Hidden code suggests Google Glass will gain more personal assistant commands

The latest software update for Google Glass brought a few new features to the wearable last week, but there’s more than meets the eye: More than a dozen references to new commands are hidden in the code. There’s no guarantee Google(s goog) will fully develop them of course, but if it does, Glass will become a more powerful personal assistant and gain more voice control functions. And that could even have an impact on Google’s rumored smartwatch.

Google Now Watch

Android Police dug through the code of what Google calls the XE10 software update for Glass and found these commands mentioned in the GlassVoice.apk file:

Add a Calendar Event; Call Me a Car; Capture a Panorama; Check Me In; Create a 3D Model;Find a Recipe; Learn a Song; Play a Game; Play Music; Record a Recipe; Remind Me To…; Show a Compass; Start a Bike Ride; Start a Round of Golf; Start a Run; Start a Stopwatch; Start a Timer; Translate This; Tune an Instrument.
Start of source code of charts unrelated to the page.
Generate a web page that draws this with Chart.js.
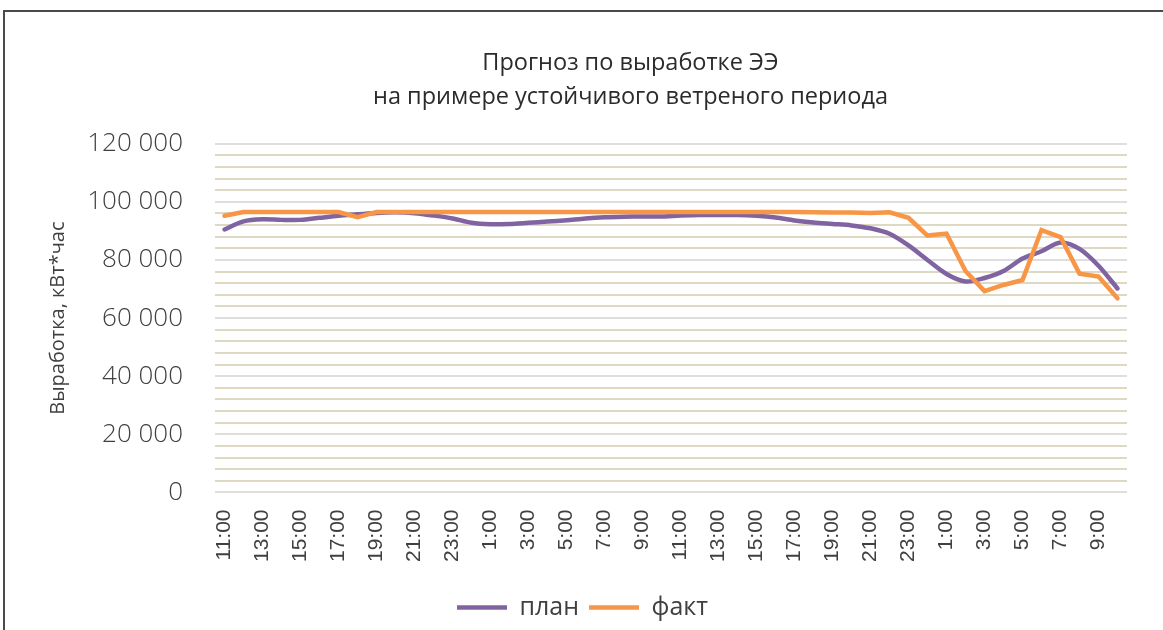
<!DOCTYPE html>
<html>
<head>
<meta charset="utf-8">
<script src="https://cdn.jsdelivr.net/npm/chart.js@4.4.1/dist/chart.umd.min.js"></script>
<style>
  html, body { margin: 0; padding: 0; background: #fff; overflow: hidden; }
  .frame { position: absolute; left: 3px; top: 10px; width: 1300px; height: 700px;
           border-top: 2px solid #4a4a4a; border-left: 2px solid #4a4a4a; }
  .wrap { position: absolute; left: 0; top: 0; width: 1163px; height: 630px; }
</style>
</head>
<body>
<div class="frame"></div>
<div class="wrap"><canvas id="energy" width="1163" height="630"></canvas></div>
<script>
// hours, 11:00 day 1 .. 10:00 day 3
var hours = ["11:00","12:00","13:00","14:00","15:00","16:00","17:00","18:00","19:00","20:00","21:00","22:00","23:00",
  "0:00","1:00","2:00","3:00","4:00","5:00","6:00","7:00","8:00","9:00","10:00","11:00","12:00","13:00","14:00",
  "15:00","16:00","17:00","18:00","19:00","20:00","21:00","22:00","23:00",
  "0:00","1:00","2:00","3:00","4:00","5:00","6:00","7:00","8:00","9:00","10:00"];

var plan = [90500, 93300, 94000, 93800, 93800, 94500, 95200, 95700, 96200, 96400, 96100, 95300, 94300,
  92800, 92300, 92400, 92800, 93200, 93700, 94300, 94700, 94900, 95000, 95000, 95300, 95500, 95500, 95500,
  95200, 94600, 93600, 92900, 92400, 91900, 90900, 89000, 85000,
  80000, 75200, 72600, 73800, 76200, 80500, 83000, 86000, 83800, 78000, 70200];

var fact = [95200, 96500, 96500, 96500, 96500, 96500, 96500, 94700, 96500, 96500, 96500, 96500, 96500,
  96500, 96500, 96500, 96500, 96500, 96500, 96500, 96500, 96500, 96500, 96500, 96500, 96500, 96500, 96500,
  96500, 96500, 96500, 96400, 96300, 96300, 96200, 96400, 94500,
  88400, 89100, 76200, 69300, 71400, 73100, 90300, 87900, 75300, 74300, 66800];

var seriesNames = ["план", "факт"];
var titleLines = ["Прогноз по выработке ЭЭ", "на примере устойчивого ветреного периода"];
var yTitle = "Выработка, кВт*час";

function fmt(v) {
  return String(v).replace(/\B(?=(\d{3})+(?!\d))/g, " ");
}

// title and legend are not centred on the same line in the original, nudge them
var boxShift = {
  id: 'boxShift',
  afterLayout: function(chart) {
    var t = chart.titleBlock;
    if (t) {
      t.left = 98;
      t.right = 1163;
      t.width = t.right - t.left;
    }
    var l = chart.legend;
    if (l) {
      l.right = l.right + 38;
    }
  }
};

var ctx = document.getElementById("energy");
var chart = new Chart(ctx, {
  type: 'line',
  data: {
    labels: hours,
    datasets: [{
      label: seriesNames[0],
      data: plan,
      borderColor: '#8064a2',
      backgroundColor: '#8064a2',
      borderWidth: 4.5,
      borderCapStyle: 'round',
      pointRadius: 0,
      tension: 0.3,
      order: 1
    }, {
      label: seriesNames[1],
      data: fact,
      borderColor: '#f79646',
      backgroundColor: '#f79646',
      borderWidth: 4.5,
      borderCapStyle: 'round',
      pointRadius: 0,
      tension: 0,
      order: 0
    }]
  },
  options: {
    responsive: false,
    animation: false,
    devicePixelRatio: 1,
    layout: { padding: { top: 0, left: 0, right: 36, bottom: 0 } },
    plugins: {
      tooltip: { enabled: false },
      title: {
        display: true,
        text: titleLines,
        color: '#2b2b2b',
        font: { family: 'Open Sans', size: 23.5, weight: 'normal', lineHeight: 1.42 },
        padding: { top: 47, bottom: 30 }
      },
      legend: {
        position: 'bottom',
        labels: {
          usePointStyle: true,
          pointStyle: 'line',
          pointStyleWidth: 50,
          padding: 10,
          color: '#404040',
          font: { family: 'Open Sans', size: 25 },
          sort: function(a, b) { return a.datasetIndex - b.datasetIndex; }
        }
      }
    },
    scales: {
      x: {
        offset: true,
        afterFit: function(scale) { scale.height = scale.height + 6; },
        grid: { display: false, drawTicks: false },
        border: { display: false },
        ticks: {
          autoSkip: false,
          minRotation: 90,
          maxRotation: 90,
          padding: 17,
          color: '#404040',
          font: { family: 'Liberation Sans', size: 21 },
          callback: function(v, i) { return i % 2 === 0 ? hours[i] : ''; }
        }
      },
      y: {
        min: 0,
        max: 120000,
        afterFit: function(scale) { scale.width = 215; },
        border: { display: false },
        grid: {
          drawTicks: false,
          lineWidth: 2,
          color: function(c) {
            return c.tick && c.tick.value % 20000 === 0 ? '#dedede' : '#ddd9c3';
          }
        },
        ticks: {
          stepSize: 4000,
          autoSkip: false,
          padding: 32,
          color: '#404040',
          font: { family: 'Open Sans', size: 26, weight: 300 },
          callback: function(v) { return v % 20000 === 0 ? fmt(v) : ''; }
        },
        title: {
          display: true,
          text: yTitle,
          color: '#404040',
          font: { family: 'Open Sans', size: 20 },
          padding: { top: 46, bottom: 0 }
        }
      }
    }
  },
  plugins: [boxShift]
});
</script>
</body>
</html>
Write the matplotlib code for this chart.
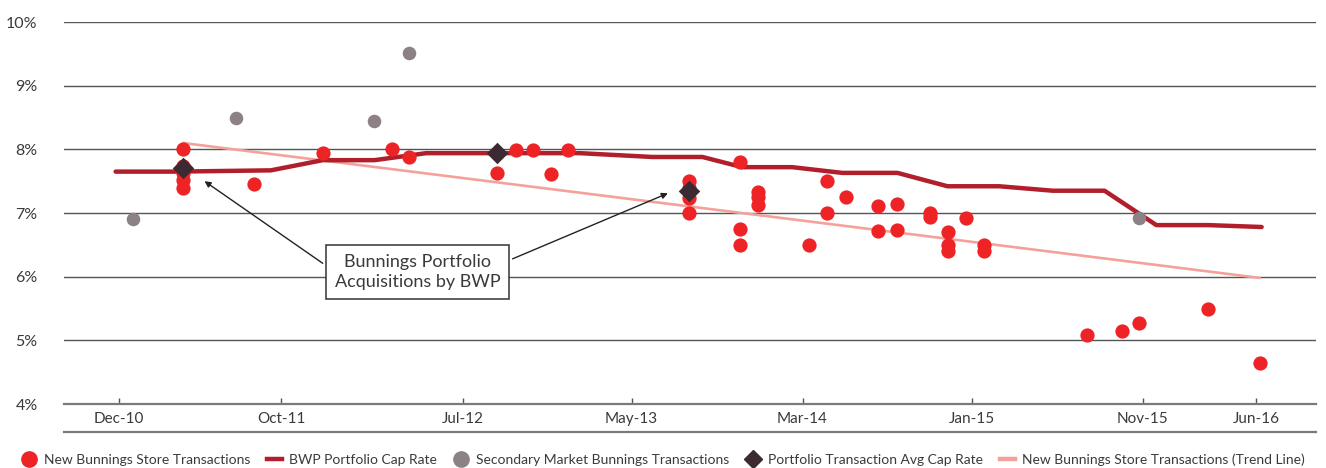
"""Bunnings cap rate history: transactions vs BWP portfolio cap rate."""

import matplotlib
matplotlib.use("Agg")
import matplotlib.pyplot as plt
from matplotlib.lines import Line2D

# x values are months after Dec-10
TICK_MONTHS = [0, 9.4, 19.9, 29.7, 39.6, 49.4, 59.3, 65.9]
TICK_LABELS = ["Dec-10", "Oct-11", "Jul-12", "May-13", "Mar-14", "Jan-15", "Nov-15", "Jun-16"]
Y_TICKS = [4, 5, 6, 7, 8, 9, 10]

new_store_months = [
    3.7, 3.7, 3.7, 3.7, 3.7, 7.8, 11.8, 15.8, 16.8, 21.9, 23.0, 24.0, 25.0, 26.0,
    33.0, 33.0, 33.0, 33.0, 36.0, 36.0, 36.0, 37.0, 37.0, 37.0, 40.0, 41.0, 41.0,
    42.1, 44.0, 44.0, 45.1, 45.1, 47.0, 47.0, 48.0, 48.0, 48.0, 49.1, 50.1, 50.1,
    56.1, 58.1, 59.1, 63.1, 66.1,
]
new_store_rates = [
    8.00, 7.74, 7.63, 7.52, 7.39, 7.45, 7.95, 8.00, 7.88, 7.63, 7.99, 7.99, 7.61, 7.99,
    7.50, 7.40, 7.23, 7.00, 7.80, 6.75, 6.50, 7.33, 7.25, 7.12, 6.50, 7.50, 7.00,
    7.25, 7.11, 6.72, 7.14, 6.74, 7.00, 6.94, 6.70, 6.50, 6.40, 6.92, 6.50, 6.40,
    5.08, 5.15, 5.27, 5.49, 4.65,
]

bwp_months = [-0.2, 3.2, 8.8, 11.8, 14.8, 17.8, 26.7, 30.9, 33.8, 36.1,
              39.0, 41.9, 45.1, 48.0, 51.0, 54.1, 57.1, 60.1, 63.1, 66.2]
bwp_rates = [7.65, 7.65, 7.67, 7.83, 7.83, 7.94, 7.94, 7.88, 7.88, 7.72,
             7.72, 7.63, 7.63, 7.42, 7.42, 7.35, 7.35, 6.81, 6.81, 6.78]

secondary_months = [0.8, 6.8, 14.8, 16.8, 59.1]
secondary_rates = [6.90, 8.50, 8.44, 9.51, 6.92]

portfolio_months = [3.7, 21.9, 33.0]
portfolio_rates = [7.70, 7.94, 7.34]

trend_months = [3.7, 66.1]
trend_rates = [8.10, 5.98]

RED = "#EE2326"
DARK_RED = "#B01F2B"
GREY = "#8C8185"
DIAMOND = "#3B2A31"
SALMON = "#F5A19B"
TEXT = "#3a3a3a"

plt.rcParams["font.family"] = ["Lato", "DejaVu Sans"]

fig = plt.figure(figsize=(13.26, 4.68), dpi=100)
ax = fig.add_axes([64 / 1326, 1 - 404 / 468, (1316 - 64) / 1326, (404 - 22) / 468])

for y in Y_TICKS[1:]:
    ax.axhline(y, color="#555555", lw=1.0, zorder=1)

ax.plot(trend_months, trend_rates, color=SALMON, lw=1.9, zorder=2,
        solid_capstyle="round")
ax.plot(bwp_months, bwp_rates, color=DARK_RED, lw=3.2, zorder=3,
        solid_capstyle="round", solid_joinstyle="round")
ax.scatter(new_store_months, new_store_rates, s=105, color=RED, lw=0, zorder=4)
ax.scatter(secondary_months, secondary_rates, s=95, color=GREY, lw=0, zorder=4)
ax.scatter(portfolio_months, portfolio_rates, s=120, marker="D", color=DIAMOND,
           lw=0, zorder=5)

ax.text(17.3, 6.07, "Bunnings Portfolio\nAcquisitions by BWP", ha="center",
        va="center", fontsize=13, color=TEXT, linespacing=1.3, zorder=6,
        bbox=dict(boxstyle="square,pad=0.5", fc="white", ec="#333333", lw=1.1))
arrow = dict(arrowstyle="-|>", color="#222222", lw=1.0, mutation_scale=9,
             shrinkA=0, shrinkB=0)
ax.annotate("", xy=(4.95, 7.50), xytext=(11.8, 6.21), arrowprops=arrow, zorder=6)
ax.annotate("", xy=(31.8, 7.31), xytext=(22.8, 6.28), arrowprops=arrow, zorder=6)

ax.set_xlim(-3.19, 69.35)
ax.set_ylim(4, 10)
ax.set_yticks(Y_TICKS, [f"{v}%" for v in Y_TICKS])
ax.set_xticks(TICK_MONTHS, TICK_LABELS)
ax.tick_params(axis="y", length=0, pad=19, labelsize=11.5, labelcolor=TEXT)
ax.tick_params(axis="x", direction="in", length=4, width=1, color="#555555",
               pad=6, labelsize=11, labelcolor=TEXT)
for side in ("top", "right", "left"):
    ax.spines[side].set_visible(False)
ax.spines["bottom"].set_color("#7a7a7a")
ax.spines["bottom"].set_linewidth(1.6)
ax.add_line(Line2D([0, 1], [-0.073, -0.073], transform=ax.transAxes,
                   color="#7a7a7a", lw=1.6, clip_on=False))

handles = [
    Line2D([], [], ls="none", marker="o", ms=11, color=RED),
    Line2D([], [], color=DARK_RED, lw=3.2),
    Line2D([], [], ls="none", marker="o", ms=11, color=GREY),
    Line2D([], [], ls="none", marker="D", ms=9, color=DIAMOND),
    Line2D([], [], color=SALMON, lw=3.2),
]
labels = [
    "New Bunnings Store Transactions",
    "BWP Portfolio Cap Rate",
    "Secondary Market Bunnings Transactions",
    "Portfolio Transaction Avg Cap Rate",
    "New Bunnings Store Transactions (Trend Line)",
]
fig.legend(handles, labels, loc="center", bbox_to_anchor=(0.5, 0.018), ncol=5,
           frameon=False, fontsize=10, labelcolor=TEXT, handlelength=1.1,
           handletextpad=0.5, columnspacing=1.2, borderpad=0)

fig.savefig("out.png", dpi=100)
Also in the code are hints at remote music control and playback — say from Glass to a connected phone — and potential new winking features. But more intriguing to me is the wider range of voice commands. Google Glass is pretty good at what it currently does, however, those abilities are still fairly limited. It appears that Google is evaluating what types of native activities Glass users will want to use in the future.

That leads me to wonder about the related impact on a potential Google smartwatch. Recent rumors pointed to my desire to have a watch built around Google Now a near-term possibility. Google could re-use or re-purpose Google Now to be the focal point of not just Glass but also a watch, so why couldn’t it do so with other Glass software parts?

Google Glass Now Weather

My thought is that much of the Google Glass interface and output will carry over to any Google smartwatch. Both devices have a relatively small screen as well and Google’s card UI would fit on both. Assuming I’m correct, many of these same voice commands hidden in Glass could find their way to the wrist.

Perhaps the visual ones would be excluded: I wouldn’t want to create a 3D model using a camera on my smartwatch, for example. Check-ins at locations, reminding me to do something or adding calendar events without pulling out the phone, though? These would translate to value-added activities on a connected watch that few competing devices do today.